**DO THIS**
Omit all images. Transcribe the rest of the material below exactly.

==========

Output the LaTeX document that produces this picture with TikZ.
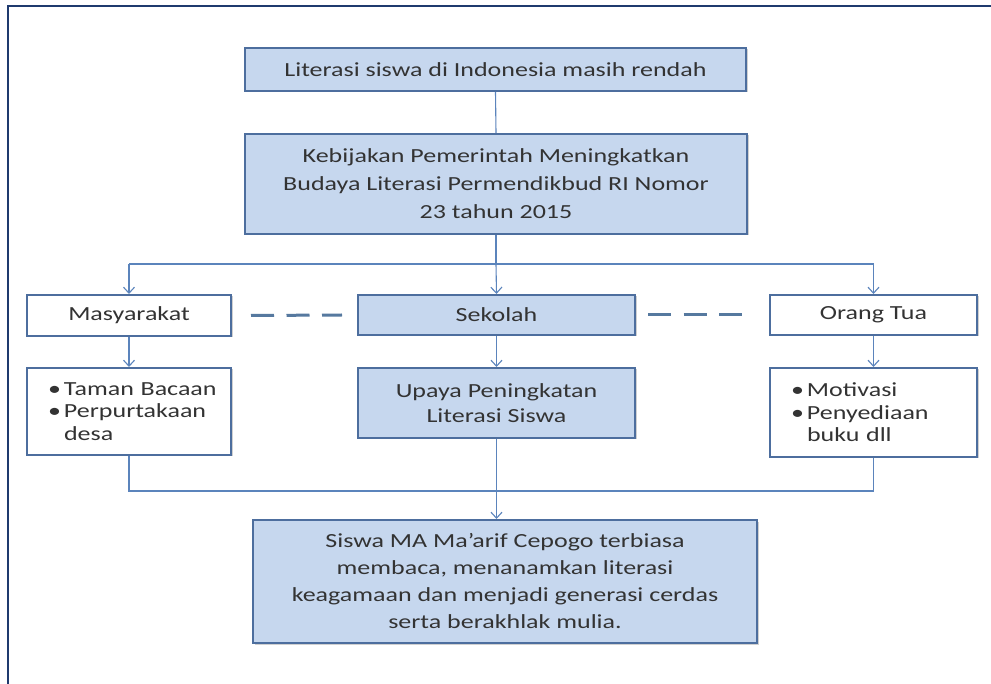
\documentclass[tikz,border=0pt]{standalone}
\usepackage{fontspec}
\setmainfont{Carlito}[FakeStretch=1.3]
\usetikzlibrary{arrows.meta,shadows,calc}
\definecolor{boxline}{HTML}{4D6E9E}
\definecolor{boxfill}{HTML}{C6D7EE}
\definecolor{connc}{HTML}{5B84BC}
\definecolor{framec}{HTML}{1F3A6E}
\definecolor{txt}{HTML}{333333}
\definecolor{dashc}{HTML}{56799F}
\begin{document}
\begin{tikzpicture}[x=1pt,y=-1pt,
  box/.style={draw=boxline, line width=2pt, text=txt, inner sep=0pt, align=center,
    font=\fontsize{20pt}{28pt}\selectfont,
    drop shadow={shadow xshift=1.5pt,shadow yshift=-1.5pt,fill=black!30,opacity=0.6}},
  bluebox/.style={box, fill=boxfill},
  whitebox/.style={box, fill=white},
  listbox/.style={whitebox, align=left, font=\fontsize{20pt}{22.5pt}\selectfont, inner xsep=21pt},
  link/.style={draw=connc, line width=1.1pt},
  arr/.style={link, -{Straight Barb[length=6pt,width=11pt]}},
  dashln/.style={draw=dashc, line width=3pt, dash pattern=on 23pt off 12.5pt}
]
\fill[white] (0,0) rectangle (991,684);
\useasboundingbox (0,0) rectangle (991,684);
\draw[framec, line width=2.5pt] (8,684) -- (8,6) -- (991,6);

\node[bluebox, minimum width=501, minimum height=43] (lit) at (495.5,69.5) {Literasi siswa di Indonesia masih rendah};
\node[bluebox, minimum width=502, minimum height=100] (keb) at (496,184) {Kebijakan Pemerintah Meningkatkan\\Budaya Literasi Permendikbud RI Nomor\\23 tahun 2015};
\node[whitebox, minimum width=204, minimum height=41] (mas) at (129,315.5) {Masyarakat};
\node[bluebox, minimum width=277, minimum height=40] (sek) at (496.5,315) {Sekolah};
\node[whitebox, minimum width=207, minimum height=40] (ort) at (873.5,315) {Orang Tua};
\node[listbox, text width=162, minimum height=87] (tam) at (129,411.5) {\mbox{\makebox[16pt][l]{•}Taman Bacaan}\\\mbox{\makebox[16pt][l]{•}Perpurtakaan}\\\mbox{\hspace*{16pt}desa}};
\node[bluebox, minimum width=277, minimum height=70, font=\fontsize{20pt}{25pt}\selectfont] (upa) at (496.5,403) {Upaya Peningkatan\\Literasi Siswa};
\node[listbox, text width=165, minimum height=89] (mot) at (873.5,412.5) {\mbox{\makebox[16pt][l]{•}Motivasi}\\\mbox{\makebox[16pt][l]{•}Penyediaan}\\\mbox{\hspace*{16pt}buku dll}};
\node[bluebox, minimum width=504, minimum height=123, font=\fontsize{20pt}{27pt}\selectfont] (fin) at (505,581.5) {Siswa MA Ma’arif Cepogo terbiasa\\membaca, menanamkan literasi\\keagamaan dan menjadi generasi cerdas\\serta berakhlak mulia.};

\draw[link] (lit.south) -- (keb.north);
\coordinate (br) at ($(keb.south)+(0,29)$);
\draw[link] (keb.south) -- (br);
\draw[link] (br -| mas.north) -- (br -| ort.north);
\draw[arr] (br -| mas.north) -- (mas.north);
\draw[arr] (br) -- (sek.north);
\draw[arr] (br -| ort.north) -- (ort.north);
\draw[arr] (mas.south) -- (tam.north);
\draw[arr] (sek.south) -- (upa.north);
\draw[arr] (ort.south) -- (mot.north);
\coordinate (mg) at ($(tam.south)+(0,35)$);
\draw[link] (tam.south) -- (mg) -- (mg -| mot.south) -- (mot.south);
\draw[arr] (upa.south) -- (upa.south |- fin.north);

\draw[dashln] ($(mas.east)+(19,0)$) -- ($(sek.west)+(-15,0)$);
\draw[dashln] ($(sek.east)+(12,0)$) -- ($(ort.west)+(-25,0)$);
\end{tikzpicture}
\end{document}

==========

**PROBLEM SOLUTION**
Output the LaTeX document that produces this picture with TikZ.
\documentclass[tikz,border=0pt]{standalone}
\usepackage{fontspec}
\setmainfont{Carlito}[FakeStretch=1.3]
\usetikzlibrary{arrows.meta,shadows,calc}
\definecolor{boxline}{HTML}{4D6E9E}
\definecolor{boxfill}{HTML}{C6D7EE}
\definecolor{connc}{HTML}{5B84BC}
\definecolor{framec}{HTML}{1F3A6E}
\definecolor{txt}{HTML}{333333}
\definecolor{dashc}{HTML}{56799F}
\begin{document}
\begin{tikzpicture}[x=1pt,y=-1pt,
  box/.style={draw=boxline, line width=2pt, text=txt, inner sep=0pt, align=center,
    font=\fontsize{20pt}{28pt}\selectfont,
    drop shadow={shadow xshift=1.5pt,shadow yshift=-1.5pt,fill=black!30,opacity=0.6}},
  bluebox/.style={box, fill=boxfill},
  whitebox/.style={box, fill=white},
  listbox/.style={whitebox, align=left, font=\fontsize{20pt}{22.5pt}\selectfont, inner xsep=21pt},
  link/.style={draw=connc, line width=1.1pt},
  arr/.style={link, -{Straight Barb[length=6pt,width=11pt]}},
  dashln/.style={draw=dashc, line width=3pt, dash pattern=on 23pt off 12.5pt}
]
\fill[white] (0,0) rectangle (991,684);
\useasboundingbox (0,0) rectangle (991,684);
\draw[framec, line width=2.5pt] (8,684) -- (8,6) -- (991,6);

\node[bluebox, minimum width=501, minimum height=43] (lit) at (495.5,69.5) {Literasi siswa di Indonesia masih rendah};
\node[bluebox, minimum width=502, minimum height=100] (keb) at (496,184) {Kebijakan Pemerintah Meningkatkan\\Budaya Literasi Permendikbud RI Nomor\\23 tahun 2015};
\node[whitebox, minimum width=204, minimum height=41] (mas) at (129,315.5) {Masyarakat};
\node[bluebox, minimum width=277, minimum height=40] (sek) at (496.5,315) {Sekolah};
\node[whitebox, minimum width=207, minimum height=40] (ort) at (873.5,315) {Orang Tua};
\node[listbox, text width=162, minimum height=87] (tam) at (129,411.5) {\mbox{\makebox[16pt][l]{•}Taman Bacaan}\\\mbox{\makebox[16pt][l]{•}Perpurtakaan}\\\mbox{\hspace*{16pt}desa}};
\node[bluebox, minimum width=277, minimum height=70, font=\fontsize{20pt}{25pt}\selectfont] (upa) at (496.5,403) {Upaya Peningkatan\\Literasi Siswa};
\node[listbox, text width=165, minimum height=89] (mot) at (873.5,412.5) {\mbox{\makebox[16pt][l]{•}Motivasi}\\\mbox{\makebox[16pt][l]{•}Penyediaan}\\\mbox{\hspace*{16pt}buku dll}};
\node[bluebox, minimum width=504, minimum height=123, font=\fontsize{20pt}{27pt}\selectfont] (fin) at (505,581.5) {Siswa MA Ma’arif Cepogo terbiasa\\membaca, menanamkan literasi\\keagamaan dan menjadi generasi cerdas\\serta berakhlak mulia.};

\draw[link] (lit.south) -- (keb.north);
\coordinate (br) at ($(keb.south)+(0,29)$);
\draw[link] (keb.south) -- (br);
\draw[link] (br -| mas.north) -- (br -| ort.north);
\draw[arr] (br -| mas.north) -- (mas.north);
\draw[arr] (br) -- (sek.north);
\draw[arr] (br -| ort.north) -- (ort.north);
\draw[arr] (mas.south) -- (tam.north);
\draw[arr] (sek.south) -- (upa.north);
\draw[arr] (ort.south) -- (mot.north);
\coordinate (mg) at ($(tam.south)+(0,35)$);
\draw[link] (tam.south) -- (mg) -- (mg -| mot.south) -- (mot.south);
\draw[arr] (upa.south) -- (upa.south |- fin.north);

\draw[dashln] ($(mas.east)+(19,0)$) -- ($(sek.west)+(-15,0)$);
\draw[dashln] ($(sek.east)+(12,0)$) -- ($(ort.west)+(-25,0)$);
\end{tikzpicture}
\end{document}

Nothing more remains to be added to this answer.